The Math: What You Can Actually Earn
Let’s look at a realistic scenario for a mid-tier niche directory. If you charge 50 companies a monthly subscription of $49 for access to your vetted data, that is $2,450 in monthly recurring revenue (MRR). If you also charge 10 professionals a ‘featured’ fee of $150 per month, your total rises to $3,950 per month. Most successful micro-directories hit their first $1,000 month within 60 to 90 days of launch, provided the niche is sufficiently ‘painful’ to search manually.
The Essential Stack: 4 Tools You Need
- Airtable: To store and organize your niche data (Free to $20/mo).
- Softr: To build the front-end website and member portal ($49/mo for professional features).
- Apollo.io: For initial lead mining and data verification (Free tier available).
- Stripe: To handle all your global payments and subscriptions (Transaction-based).
Avoid These 3 Directory-Killing Mistakes
First, avoid the ‘Set it and Forget it’ trap. If users find broken links or outdated information, they will cancel their subscriptions immediately. Spend at least two hours a week auditing your data. Second, don’t go too broad. A directory of ‘Remote Jobs’ will fail because it competes with giants; a directory of ‘Remote Jobs for Rust Developers’ will succeed.
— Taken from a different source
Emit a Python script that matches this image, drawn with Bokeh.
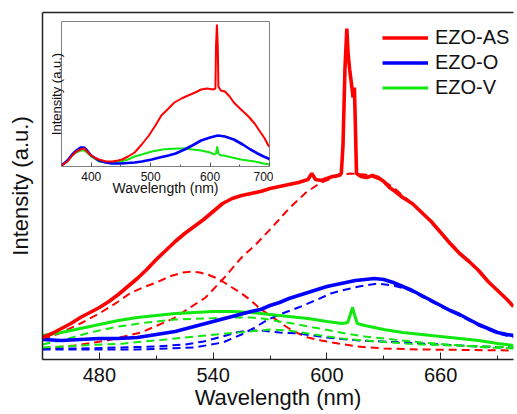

Third, don’t ignore SEO. Use specific long-tail keywords in your directory categories to capture organic search traffic from people looking for those specific experts.
Your First Move
The best way to start is to spend the next 20 minutes on LinkedIn searching for a professional role that is incredibly hard to find. If you struggle to find a clean list of 20 people in that role, you’ve just found your goldmine. Your next step is to open a blank Airtable and list those first 20 names today.